In fact, one of the strongest advocates of "reform" defied all of the underlying assumptions about the invidious role money plays in determining the outcome of federal elections. Sen. Russell Feingold, Wisconsin Democrat, came out of nowhere to defeat two better known and better funded Democrats in the 1992 Democratic primary. Feingold defeated Rep. Jim Moody, a five-term incumbent, and Joe Checota, the head of a statewide grocery store chain that bears his name. Moody and Checota were considered the front-runners throughout the early fundraising season. Both outspent Feingold, and they waged aggressive television campaigns against each other. The negative tone of their advertisements did more harm than good, however, and voters quickly soured on both candidates. Feingold stepped in with a smaller media campaign and offered himself as a suitable alternative to his well-funded primary opponents.

Feingold prevailed in the primary and then took on Sen. Bob Kasten, a two-term incumbent who had a campaign budget three times as large as Feingold's. Still, Feingold prevailed 52 percent to 46 percent. In the end, Kasten spent $5.9 million to Feingold's $2 million.
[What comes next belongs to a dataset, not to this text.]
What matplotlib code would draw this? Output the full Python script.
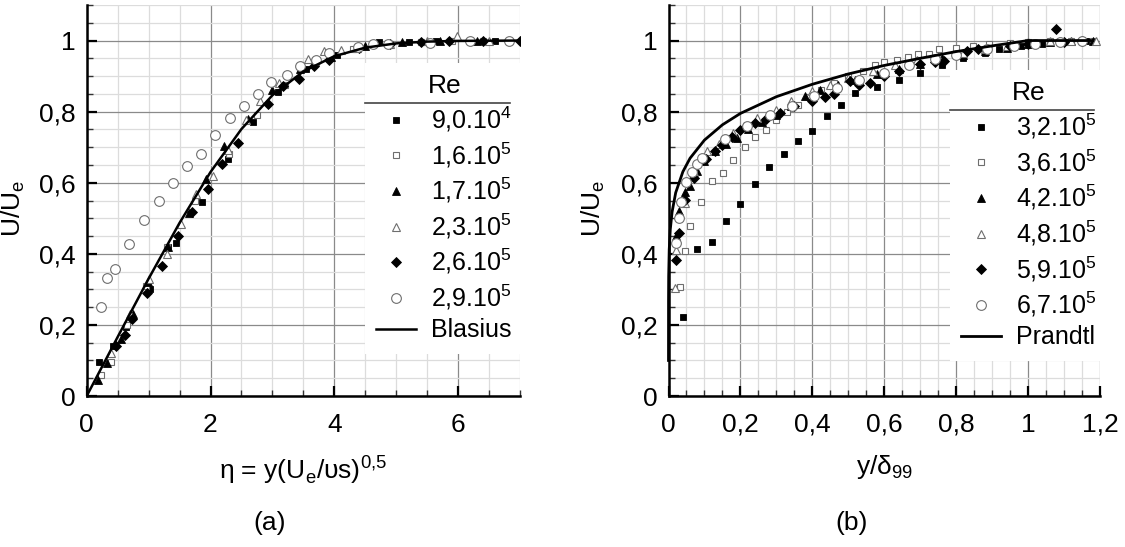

In other words, Feingold prevailed against all of the supposed advantages that he and others now suggest guarantee victory for well-funded incumbents or well-funded challengers.

Wealthy Candidates, Big Donations

During debate over Hollings's constitutional amendment several senators also complained that the current system favors wealthy individuals at the expense of candidates of more modest means.
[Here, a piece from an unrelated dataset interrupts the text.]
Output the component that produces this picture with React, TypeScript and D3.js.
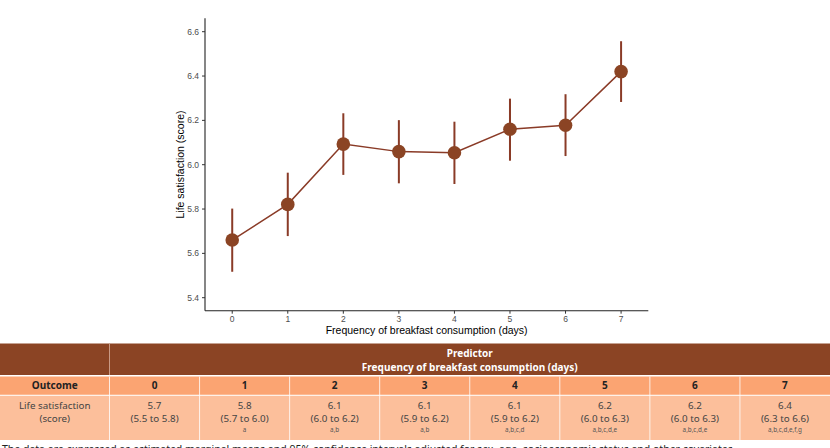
import React from "react";
import * as d3 from "d3";

const days = [0, 1, 2, 3, 4, 5, 6, 7];
const means = [5.66, 5.821, 6.093, 6.059, 6.054, 6.16, 6.178, 6.42];
const lower = [5.517, 5.678, 5.954, 5.916, 5.913, 6.018, 6.039, 6.283];
const upper = [5.802, 5.964, 6.232, 6.201, 6.194, 6.298, 6.318, 6.557];
const yTicks = [5.4, 5.6, 5.8, 6.0, 6.2, 6.4, 6.6];

const tableMeans = ["5.7", "5.8", "6.1", "6.1", "6.1", "6.2", "6.2", "6.4"];
const tableCIs = ["(5.5 to 5.8)", "(5.7 to 6.0)", "(6.0 to 6.2)", "(5.9 to 6.2)", "(5.9 to 6.2)", "(6.0 to 6.3)", "(6.0 to 6.3)", "(6.3 to 6.6)"];
const tableSig = ["", "a", "a,b", "a,b", "a,b,c,d", "a,b,c,d,e", "a,b,c,d,e", "a,b,c,d,e,f,g"];

const BROWN = "#8B4424";
const LINE = "#8A3B27";

export default function App() {
  const x = d3.scaleLinear().domain([-0.49, 7.49]).range([205, 648.3]);
  const y = d3.scaleLinear().domain([5.4, 6.6]).range([297.7, 31.7]);
  const yTop = 18.3;
  const yBot = 310.7;
  const line = d3.line<number>().x((_, i) => x(days[i])).y((d) => y(d));

  const firstColW = 109.5;
  const colW = (830 - firstColW) / 8;
  const tFont = "'Noto Sans', 'Liberation Sans', Arial, sans-serif";
  const aFont = "'Liberation Sans', Arial, sans-serif";

  return (
    <svg width={830} height={448} style={{ position: "absolute", left: 0, top: 0, background: "#fff" }}>
      {/* axes */}
      <line x1={205} x2={205} y1={yTop} y2={yBot} stroke="#222" strokeWidth={1.1} />
      <line x1={205} x2={648.3} y1={yBot} y2={yBot} stroke="#222" strokeWidth={1.1} />
      {yTicks.map((t) => (
        <g key={t}>
          <line x1={202} x2={205} y1={y(t)} y2={y(t)} stroke="#333" strokeWidth={1} />
          <text x={199} y={y(t)} dy="0.35em" textAnchor="end" fontSize={8.5} fill="#4d4d4d" fontFamily={aFont}>
            {t.toFixed(1)}
          </text>
        </g>
      ))}
      {days.map((d) => (
        <g key={d}>
          <line x1={x(d)} x2={x(d)} y1={yBot} y2={yBot + 3} stroke="#333" strokeWidth={1} />
          <text x={x(d)} y={yBot + 8} dy="0.35em" textAnchor="middle" fontSize={8.5} fill="#4d4d4d" fontFamily={aFont}>
            {d}
          </text>
        </g>
      ))}
      <text x={426.6} y={330.5} dy="0.35em" textAnchor="middle" fontSize={10.5} fill="#000" fontFamily={aFont}>
        Frequency of breakfast consumption (days)
      </text>
      <text transform={`translate(180,${(yTop + yBot) / 2}) rotate(-90)`} dy="0.35em" textAnchor="middle" fontSize={10.5} fill="#000" fontFamily={aFont}>
        Life satisfaction (score)
      </text>

      {/* error bars */}
      {days.map((d, i) => (
        <line key={"e" + d} x1={x(d)} x2={x(d)} y1={y(lower[i])} y2={y(upper[i])} stroke={LINE} strokeWidth={2} />
      ))}
      <path d={line(means) || ""} fill="none" stroke={LINE} strokeWidth={1.5} />
      {days.map((d, i) => (
        <circle key={"c" + d} cx={x(d)} cy={y(means[i])} r={6.8} fill={BROWN} />
      ))}

      {/* table */}
      <rect x={0} y={343.5} width={830} height={31.5} fill={BROWN} />
      <line x1={firstColW} x2={firstColW} y1={343.5} y2={375} stroke="#c99a85" strokeWidth={1} />
      <text x={firstColW + (830 - firstColW) / 2} y={353.3} dy="0.35em" textAnchor="middle" fontSize={10} fontWeight="bold" fill="#fff" fontFamily={tFont}>
        Predictor
      </text>
      <text x={firstColW + (830 - firstColW) / 2} y={367.2} dy="0.35em" textAnchor="middle" fontSize={10} fontWeight="bold" fill="#fff" fontFamily={tFont}>
        Frequency of breakfast consumption (days)
      </text>

      <rect x={0} y={376.5} width={830} height={18.5} fill="#FBA472" />
      <rect x={0} y={395.5} width={830} height={44.5} fill="#FCBF9B" />
      {[firstColW, ...days.slice(1).map((_, i) => firstColW + colW * (i + 1))].map((cx, i) => (
        <line key={"v" + i} x1={cx} x2={cx} y1={376.5} y2={440} stroke="#fff" strokeWidth={1} opacity={0.8} />
      ))}
      <line x1={0} x2={830} y1={395.2} y2={395.2} stroke="#fff" strokeWidth={0.8} />
      <text x={firstColW / 2} y={385.8} dy="0.35em" textAnchor="middle" fontSize={10} fontWeight="bold" fill="#222" fontFamily={tFont}>
        Outcome
      </text>
      <text x={firstColW / 2} y={405.7} dy="0.35em" textAnchor="middle" fontSize={9.8} fill="#444" fontFamily={tFont}>
        Life satisfaction
      </text>
      <text x={firstColW / 2} y={418.3} dy="0.35em" textAnchor="middle" fontSize={9.8} fill="#444" fontFamily={tFont}>
        (score)
      </text>
      {days.map((d, i) => {
        const cx = firstColW + colW * (i + 0.5);
        return (
          <g key={"t" + d}>
            <text x={cx} y={385.8} dy="0.35em" textAnchor="middle" fontSize={10} fontWeight="bold" fill="#222" fontFamily={tFont}>
              {d}
            </text>
            <text x={cx} y={405.7} dy="0.35em" textAnchor="middle" fontSize={9.8} fill="#444" fontFamily={tFont}>
              {tableMeans[i]}
            </text>
            <text x={cx} y={418.3} dy="0.35em" textAnchor="middle" fontSize={9.8} fill="#444" fontFamily={tFont}>
              {tableCIs[i]}
            </text>
            <text x={cx} y={429.5} dy="0.35em" textAnchor="middle" fontSize={6.3} fill="#555" fontFamily={tFont}>
              {tableSig[i]}
            </text>
          </g>
        );
      })}
      <text x={2} y={453} fontSize={10.5} fill="#222" fontFamily={tFont}>
        The data are expressed as estimated marginal means and 95% confidence intervals adjusted for sex, age, socioeconomic status and other covariates.
      </text>
    </svg>
  );
}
Lifting the limits on what individuals can contribute to candidates would alleviate that problem. When members of the "reform" movement complain about Ross Perot's or Steve Forbes's campaigns, they often overlook the fact that neither man appeared eager to run, but both did. Their campaign mannerisms and styles indicated that both might have preferred to give their vast fortunes to others more accustomed to the rigors of national politics. Many advisers close to Forbes had once worked for Jack Kemp, and many of them thought Forbes would have preferred to bankroll Kemp's presidential bid. Whether Perot was prepared to bankroll anyone in 1992 is unknown, but he was clearly interested in at least discussing the subject in 1996, and those who were mentioned as possible Reform Party nominees were Bill Bradley, former Democratic senator from New Jersey; Lowell Weicker, Independent Party governor from Connecticut; and Paul Tsongas, former Democratic senator from Massachusetts. Current law prevented Forbes and Perot from spending their money on anyone but themselves, and their campaigns were, of course, marred by all of the mistakes common to political novices.

Imagine how different would have been the debate in the Republican primaries if they had included Jack Kemp arguing for lower taxes, immigration, affirmative action, and outreach to minority communities. The same is true for the general election. How would the tone of the debate on the economy, campaign finance, race, poverty, and foreign policy have changed if Bradley, Tsongas, or Weicker had been the third-party candidate instead of Perot?

Removing limits on contributions from individuals would diminish the value of PAC contributions, a presumed goal of reformers. Individuals who strongly supported candidates could, if they so chose, contribute enough money to finance much if not all of their campaigns. Or they might agree to provide only the necessary seed money to build a staff and generate early campaign commercials until the candidate could raise money from other individuals.

In exchange for lifting all limits on individual contributions, candidates should agree to instantaneous public disclosure of contributions. Campaign reporters and the general public could learn instantly if a candidate had received a big contribution from a wealthy donor. If the donation became an issue and the candidate could not explain it to the voters' satisfaction, the big donation would have done more harm than good. If the candidate could explain it to the voters' satisfaction, the donation would simply become another piece of information for voters to weigh in making their decisions. In either case, the voters would be given the power to decide if money was having a corrosive effect on the campaign.


Any "reform" movement worthy of its name should seek to diminish the power of special-interest PACs, increase the flow of information to voters about those contributing to candidates, and capitalize on the enormous desire of individuals to participate in the political process.

Abolishing limits on individual contributions and providing instant public disclosure would accomplish those goals without encroaching upon fundamental First Amendment rights. Instantaneous disclosure and a lifting of limitations on individual contributions can reduce the influence of special-interest PACs and give the voters the information they need before an election to decide if money is a force for good or ill.

That can be said about none of the existing "reform" schemes, be they constitutional amendments or legislative remedies that seek to place tighter limits on contributions from individuals or set limits on the cost of political campaigns.